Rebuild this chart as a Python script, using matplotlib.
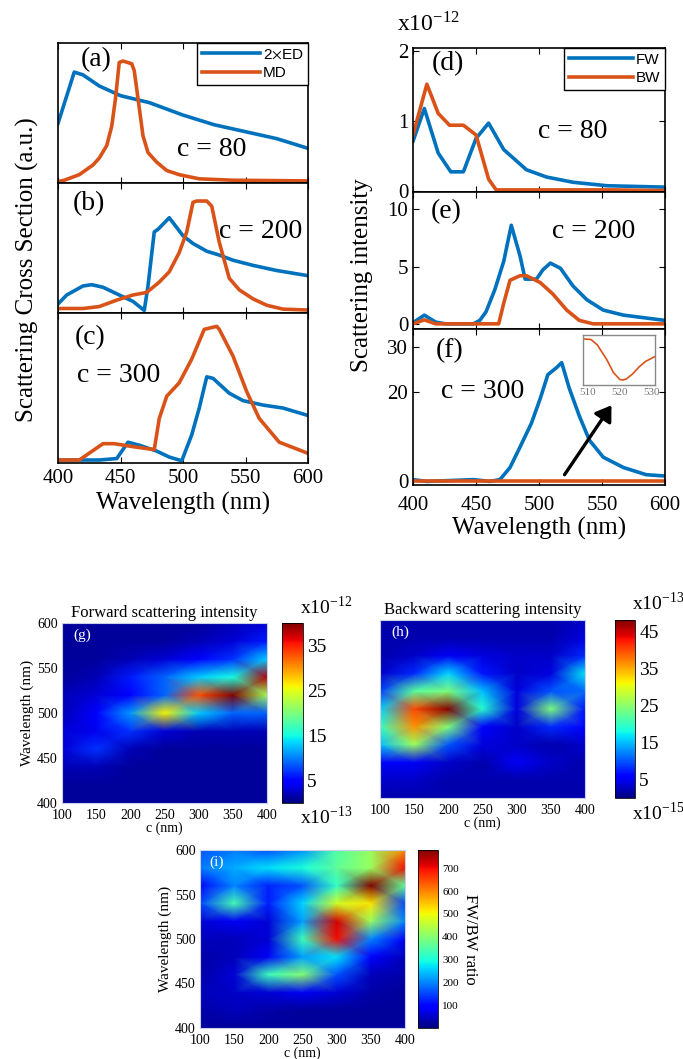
import numpy as np
import matplotlib
matplotlib.use("Agg")
import matplotlib.pyplot as plt

plt.rcParams['font.family'] = ['Liberation Serif', 'DejaVu Serif']
plt.rcParams['mathtext.fontset'] = 'stix'

BLUE = '#0072BD'
ORANGE = '#D95319'

# ---- spectra (wavelength in nm) ----
# (a) c = 80, normalized cross sections
ed_a_wl = [400, 413, 420, 433, 450, 473, 500, 525, 550, 575, 600]
ed_a = [0.42, 0.79, 0.77, 0.69, 0.62, 0.57, 0.48, 0.41, 0.36, 0.31, 0.24]
md_a_wl = [400, 405, 417, 428, 433, 439, 443, 446, 449, 452, 459, 461, 464, 468,
           472, 479, 487, 497, 513, 540, 600]
md_a = [0.0, 0.01, 0.05, 0.12, 0.17, 0.26, 0.40, 0.60, 0.86, 0.87, 0.85, 0.80,
        0.60, 0.33, 0.21, 0.14, 0.08, 0.05, 0.02, 0.01, 0.005]

# (b) c = 200
ed_b_wl = [400, 407, 420, 427, 436, 449, 460, 469, 472, 477, 480, 489, 500, 508,
           519, 529, 540, 556, 575, 600]
ed_b = [0.06, 0.13, 0.20, 0.21, 0.19, 0.13, 0.08, 0.01, 0.20, 0.62, 0.64, 0.73,
        0.59, 0.53, 0.47, 0.44, 0.40, 0.36, 0.32, 0.28]
md_b_wl = [400, 420, 433, 447, 460, 471, 481, 489, 497, 503, 508, 511, 519, 523,
           529, 537, 545, 556, 567, 580, 600]
md_b = [0.025, 0.025, 0.04, 0.09, 0.13, 0.15, 0.23, 0.31, 0.46, 0.62, 0.85, 0.86,
        0.86, 0.82, 0.54, 0.26, 0.17, 0.10, 0.05, 0.02, 0.013]

# (c) c = 300
ed_c_wl = [400, 433, 447, 456, 465, 479, 489, 499, 507, 513, 519, 524, 537, 548,
           564, 580, 600]
ed_c = [0.01, 0.01, 0.02, 0.13, 0.11, 0.07, 0.03, 0.005, 0.18, 0.36, 0.57, 0.56,
        0.46, 0.41, 0.38, 0.36, 0.31]
md_c_wl = [400, 417, 436, 445, 460, 477, 481, 487, 497, 507, 517, 527, 529, 540,
           551, 561, 577, 600]
md_c = [0.01, 0.01, 0.12, 0.12, 0.10, 0.08, 0.29, 0.44, 0.53, 0.69, 0.89, 0.91,
        0.89, 0.71, 0.47, 0.29, 0.13, 0.055]

# (d) c = 80, scattering intensity x1e-12
fw_d_wl = [400, 409, 420, 430, 440, 450, 460, 472, 490, 506, 527, 554, 600]
fw_d = [0.71, 1.18, 0.54, 0.27, 0.27, 0.75, 0.97, 0.59, 0.30, 0.195, 0.12, 0.07, 0.05]
bw_d_wl = [400, 411, 420, 429, 440, 450, 460, 466, 500, 560, 600]
bw_d = [0.80, 1.53, 1.11, 0.94, 0.94, 0.80, 0.165, 0.01, 0.01, 0.01, 0.0]

# (e) c = 200
fw_e_wl = [400, 409, 418, 426, 448, 453, 458, 465, 472, 478, 485, 489, 498, 503,
           509, 517, 527, 538, 551, 567, 600]
fw_e = [0.1, 0.76, 0.15, 0.0, 0.0, 0.3, 1.06, 3.0, 5.45, 8.6, 5.9, 3.9, 3.9, 4.7,
        5.3, 4.85, 3.3, 2.1, 1.2, 0.76, 0.3]
bw_e_wl = [400, 409, 418, 464, 468, 472, 477, 485, 490, 501, 511, 522, 532, 543, 600]
bw_e = [0.0, 0.35, 0.0, 0.0, 0.0, 1.8, 3.8, 4.2, 4.2, 3.6, 2.6, 1.2, 0.3, 0.0, 0.0]

# (f) c = 300
fw_f_wl = [400, 411, 448, 461, 469, 477, 485, 494, 501, 507, 514, 518, 524, 532,
           540, 551, 567, 585, 600]
fw_f = [0.4, 0.0, 0.4, 0.0, 0.4, 3.1, 7.7, 13, 18.5, 23.8, 25.4, 26.5, 20.8, 14.6,
        9.2, 5.4, 3.1, 1.5, 1.2]
bw_f_wl = [400, 450, 500, 550, 600]
bw_f = [0.0, 0.0, 0.0, 0.0, 0.0]

# inset of (f): BW around 520 nm (relative)
ins_wl = [509, 511, 513, 516, 518, 520, 521, 522, 524, 526, 528, 531]
ins_bw = [0.92, 0.91, 0.80, 0.50, 0.25, 0.11, 0.10, 0.12, 0.22, 0.36, 0.47, 0.57]

# ---- maps: c (nm) x wavelength (nm) ----
c_vals = [100, 150, 200, 250, 300, 350, 400]
wl_grid = [400, 420, 440, 460, 480, 500, 520, 540, 560, 580, 600]

fw_map = [  # x1e-13
    [1, 1, 1, 1, 1, 1, 1],
    [1, 1, 1, 1, 1, 1, 1],
    [2, 2, 1, 1, 1, 1, 1],
    [3, 7, 2, 1, 1, 1, 1],
    [3, 4, 7, 3, 2, 2, 2],
    [2, 5, 11, 26, 13, 9, 9],
    [2, 3, 5, 9, 33, 40, 22],
    [1, 2, 6, 9, 13, 15, 38],
    [1, 1, 2, 3, 5, 7, 13],
    [1, 1, 1, 1, 2, 3, 6],
    [1, 1, 1, 1, 1, 2, 3],
]
bw_map = [  # x1e-15
    [2, 2, 2, 2, 2, 2, 2],
    [3, 3, 2, 2, 2, 2, 2],
    [6, 5, 3, 2, 5, 3, 2],
    [15, 26, 10, 4, 3, 2, 3],
    [20, 36, 24, 6, 3, 8, 6],
    [16, 40, 50, 19, 4, 24, 7],
    [9, 22, 24, 15, 4, 10, 11],
    [3, 8, 16, 7, 3, 4, 17],
    [2, 3, 5, 4, 3, 3, 8],
    [2, 2, 2, 2, 2, 2, 4],
    [2, 2, 2, 2, 2, 2, 3],
]
ratio_map = [
    [20, 20, 20, 20, 20, 20, 20],
    [30, 40, 30, 20, 20, 20, 20],
    [40, 50, 60, 80, 60, 30, 20],
    [30, 60, 330, 400, 160, 40, 30],
    [30, 40, 80, 220, 270, 100, 40],
    [40, 40, 60, 330, 700, 200, 80],
    [60, 80, 60, 220, 720, 420, 200],
    [150, 340, 120, 260, 470, 520, 150],
    [100, 200, 120, 160, 320, 800, 360],
    [190, 230, 270, 300, 360, 420, 700],
    [160, 190, 160, 210, 350, 420, 600],
]

W, H = 683, 1059
fig = plt.figure(figsize=(W / 100, H / 100), dpi=100)


def px_axes(x0, y0, x1, y1):
    return fig.add_axes([x0 / W, 1 - y1 / H, (x1 - x0) / W, (y1 - y0) / H])


def ftext(x, y, s, **kw):
    fig.text(x / W, 1 - y / H, s, **kw)


wl_ticks = [400, 450, 500, 550, 600]


def style_line_axes(ax, show_x, xpad):
    ax.set_xlim(400, 600)
    ax.set_xticks(wl_ticks)
    ax.tick_params(direction='in', top=True, right=True, length=4, labelsize=15)
    ax.tick_params(axis='x', pad=xpad)
    if not show_x:
        ax.set_xticklabels([])
    for s in ax.spines.values():
        s.set_linewidth(1.2)


# ---- left column ----
left = [(43, 183, ed_a_wl, ed_a, md_a_wl, md_a),
        (183, 313, ed_b_wl, ed_b, md_b_wl, md_b),
        (313, 463, ed_c_wl, ed_c, md_c_wl, md_c)]
for i, (y0, y1, xw, ye, xm, ym) in enumerate(left):
    ax = px_axes(58, y0, 308, y1)
    ax.plot(xw, ye, color=BLUE, lw=2.6, label='2$\\times$ED')
    ax.plot(xm, ym, color=ORANGE, lw=2.6, label='MD')
    ax.set_ylim(-0.01, 1.0)
    ax.set_yticks([])
    style_line_axes(ax, i == 2, 4)
    if i == 0:
        leg = ax.legend(loc='upper right', borderaxespad=0, fancybox=False,
                        edgecolor='black', framealpha=1, handlelength=3.8,
                        handletextpad=0.2, borderpad=0.3, labelspacing=0.3,
                        prop={'family': 'Liberation Sans', 'size': 11})
        leg.get_frame().set_linewidth(1.0)
    if i == 2:
        ax.set_xlabel('Wavelength (nm)', fontsize=18, labelpad=3)

ftext(96, 60, '(a)', fontsize=20, ha='center', va='center')
ftext(212, 149, 'c = 80', fontsize=20, ha='center', va='center')
ftext(89, 204, '(b)', fontsize=20, ha='center', va='center')
ftext(261, 231, 'c = 200', fontsize=20, ha='center', va='center')
ftext(90, 338, '(c)', fontsize=20, ha='center', va='center')
ftext(119, 376, 'c = 300', fontsize=20, ha='center', va='center')
ftext(27, 270, 'Scattering Cross Section (a.u.)', fontsize=18, rotation=90,
      ha='center', va='center')

# ---- right column ----
right = [(48, 192, fw_d_wl, fw_d, bw_d_wl, bw_d, (-0.02, 2.05), [0, 1, 2]),
         (192, 329, fw_e_wl, fw_e, bw_e_wl, bw_e, (-0.45, 11.5), [0, 5, 10]),
         (329, 485, fw_f_wl, fw_f, bw_f_wl, bw_f, (-0.8, 34), [0, 20, 30])]
for i, (y0, y1, xf, yf, xb, yb, yl, yt) in enumerate(right):
    ax = px_axes(413, y0, 665, y1)
    ax.plot(xf, yf, color=BLUE, lw=2.6, label='FW')
    ax.plot(xb, yb, color=ORANGE, lw=2.6, label='BW')
    ax.set_ylim(*yl)
    ax.set_yticks(yt)
    style_line_axes(ax, i == 2, 8)
    if i == 0:
        leg = ax.legend(loc='upper right', borderaxespad=0, fancybox=False,
                        edgecolor='black', framealpha=1, handlelength=4.2,
                        handletextpad=0.2, borderpad=0.3, labelspacing=0.3,
                        prop={'family': 'Liberation Sans', 'size': 11})
        leg.get_frame().set_linewidth(1.0)
    if i == 2:
        ax.set_xlabel('Wavelength (nm)', fontsize=18, labelpad=1)

ftext(448, 64, '(d)', fontsize=20, ha='center', va='center')
ftext(573, 131, 'c = 80', fontsize=20, ha='center', va='center')
ftext(446, 212, '(e)', fontsize=20, ha='center', va='center')
ftext(594, 232, 'c = 200', fontsize=20, ha='center', va='center')
ftext(450, 351, '(f)', fontsize=20, ha='center', va='center')
ftext(483, 391, 'c = 300', fontsize=20, ha='center', va='center')
ftext(362, 275, 'Scattering intensity', fontsize=18, rotation=90,
      ha='center', va='center')
ftext(397, 24, 'x10$^{\\mathregular{-12}}$', fontsize=17, ha='left', va='center')

# inset
axi = px_axes(583, 335, 655, 385)
axi.plot(ins_wl, ins_bw, color=ORANGE, lw=1.2)
axi.set_xlim(508.5, 531)
axi.set_ylim(0, 1)
axi.set_yticks([])
axi.set_xticks([510, 520, 530])
axi.tick_params(length=0, labelsize=8, labelcolor='#777777', pad=2)
for s in axi.spines.values():
    s.set_color('#888888')
    s.set_linewidth(1.0)
fig.add_artist(matplotlib.patches.FancyArrowPatch(
    (563 / W, 1 - 477 / H), (613 / W, 1 - 403 / H), transform=fig.transFigure,
    arrowstyle='-|>,head_length=6,head_width=4', color='black', lw=2.4,
    mutation_scale=1.5))

# ---- maps ----
C, L = np.meshgrid(c_vals, wl_grid)


def map_axes(x0, y0, x1, y1, data, vmax, show_y):
    ax = px_axes(x0, y0, x1, y1)
    ax.pcolormesh(C, L, np.array(data, float), shading='gouraud', cmap='jet',
                  vmin=0, vmax=vmax)
    ax.set_xlim(100, 400)
    ax.set_ylim(400, 600)
    ax.set_xticks([100, 150, 200, 250, 300, 350, 400])
    ax.set_yticks([400, 450, 500, 550, 600])
    ax.tick_params(axis='x', length=0, labelsize=10, pad=4)
    ax.tick_params(axis='y', length=0, labelsize=10, pad=3)
    if not show_y:
        ax.set_yticklabels([])
    else:
        ax.set_ylabel('Wavelength (nm)', fontsize=11, labelpad=2)
    ax.set_xlabel('c (nm)', fontsize=10, labelpad=0)
    for s in ax.spines.values():
        s.set_color('#c8d0e8')
        s.set_linewidth(0.8)
    return ax


def cbar(x0, y0, x1, y1, vmax, ticks, size):
    cax = px_axes(x0, y0, x1, y1)
    sm = plt.cm.ScalarMappable(cmap='jet', norm=plt.Normalize(0, vmax))
    cb = fig.colorbar(sm, cax=cax, ticks=ticks)
    cb.outline.set_linewidth(0.6)
    cb.ax.tick_params(length=0, labelsize=size, pad=3)
    return cb


ax_g = map_axes(62, 623, 267, 803, fw_map, 40, True)
ax_g.set_title('Forward scattering intensity', fontsize=12, pad=4)
ax_g.text(0.1, 0.93, '(g)', transform=ax_g.transAxes, color='white', fontsize=11,
          ha='center', va='center')
cbar(282, 623, 303, 803, 40, [5, 15, 25, 35], 14)
ftext(300, 607, 'x10$^{\\mathregular{-12}}$', fontsize=14, ha='left', va='center')
ftext(300, 817, 'x10$^{\\mathregular{-13}}$', fontsize=14, ha='left', va='center')

ax_h = map_axes(380, 620, 585, 798, bw_map, 48, False)
ax_h.set_title('Backward scattering intensity', fontsize=12, pad=4)
ax_h.text(0.1, 0.93, '(h)', transform=ax_h.transAxes, color='white', fontsize=11,
          ha='center', va='center')
cbar(615, 620, 635, 798, 48, [5, 15, 25, 35, 45], 14)
ftext(632, 603, 'x10$^{\\mathregular{-13}}$', fontsize=14, ha='left', va='center')
ftext(632, 813, 'x10$^{\\mathregular{-15}}$', fontsize=14, ha='left', va='center')

ax_i = map_axes(200, 850, 405, 1028, ratio_map, 780, True)
ax_i.text(0.08, 0.93, '(i)', transform=ax_i.transAxes, color='white', fontsize=11,
          ha='center', va='center')
cb_i = cbar(418, 850, 438, 1028, 780, [100, 200, 300, 400, 500, 600, 700], 8)
cb_i.set_label('FW/BW ratio', fontsize=12, rotation=270, labelpad=14)

fig.savefig('out.png', dpi=100)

::::::::

Return nothing but the lines running from the start of the data to the line with "0.01, 0.01, 0.0]", please, both ends included and no pictures.

== EXERCISE ANSWER ==
Rebuild this chart as a Python script, using matplotlib.
import numpy as np
import matplotlib
matplotlib.use("Agg")
import matplotlib.pyplot as plt

plt.rcParams['font.family'] = ['Liberation Serif', 'DejaVu Serif']
plt.rcParams['mathtext.fontset'] = 'stix'

BLUE = '#0072BD'
ORANGE = '#D95319'

# ---- spectra (wavelength in nm) ----
# (a) c = 80, normalized cross sections
ed_a_wl = [400, 413, 420, 433, 450, 473, 500, 525, 550, 575, 600]
ed_a = [0.42, 0.79, 0.77, 0.69, 0.62, 0.57, 0.48, 0.41, 0.36, 0.31, 0.24]
md_a_wl = [400, 405, 417, 428, 433, 439, 443, 446, 449, 452, 459, 461, 464, 468,
           472, 479, 487, 497, 513, 540, 600]
md_a = [0.0, 0.01, 0.05, 0.12, 0.17, 0.26, 0.40, 0.60, 0.86, 0.87, 0.85, 0.80,
        0.60, 0.33, 0.21, 0.14, 0.08, 0.05, 0.02, 0.01, 0.005]

# (b) c = 200
ed_b_wl = [400, 407, 420, 427, 436, 449, 460, 469, 472, 477, 480, 489, 500, 508,
           519, 529, 540, 556, 575, 600]
ed_b = [0.06, 0.13, 0.20, 0.21, 0.19, 0.13, 0.08, 0.01, 0.20, 0.62, 0.64, 0.73,
        0.59, 0.53, 0.47, 0.44, 0.40, 0.36, 0.32, 0.28]
md_b_wl = [400, 420, 433, 447, 460, 471, 481, 489, 497, 503, 508, 511, 519, 523,
           529, 537, 545, 556, 567, 580, 600]
md_b = [0.025, 0.025, 0.04, 0.09, 0.13, 0.15, 0.23, 0.31, 0.46, 0.62, 0.85, 0.86,
        0.86, 0.82, 0.54, 0.26, 0.17, 0.10, 0.05, 0.02, 0.013]

# (c) c = 300
ed_c_wl = [400, 433, 447, 456, 465, 479, 489, 499, 507, 513, 519, 524, 537, 548,
           564, 580, 600]
ed_c = [0.01, 0.01, 0.02, 0.13, 0.11, 0.07, 0.03, 0.005, 0.18, 0.36, 0.57, 0.56,
        0.46, 0.41, 0.38, 0.36, 0.31]
md_c_wl = [400, 417, 436, 445, 460, 477, 481, 487, 497, 507, 517, 527, 529, 540,
           551, 561, 577, 600]
md_c = [0.01, 0.01, 0.12, 0.12, 0.10, 0.08, 0.29, 0.44, 0.53, 0.69, 0.89, 0.91,
        0.89, 0.71, 0.47, 0.29, 0.13, 0.055]

# (d) c = 80, scattering intensity x1e-12
fw_d_wl = [400, 409, 420, 430, 440, 450, 460, 472, 490, 506, 527, 554, 600]
fw_d = [0.71, 1.18, 0.54, 0.27, 0.27, 0.75, 0.97, 0.59, 0.30, 0.195, 0.12, 0.07, 0.05]
bw_d_wl = [400, 411, 420, 429, 440, 450, 460, 466, 500, 560, 600]
bw_d = [0.80, 1.53, 1.11, 0.94, 0.94, 0.80, 0.165, 0.01, 0.01, 0.01, 0.0]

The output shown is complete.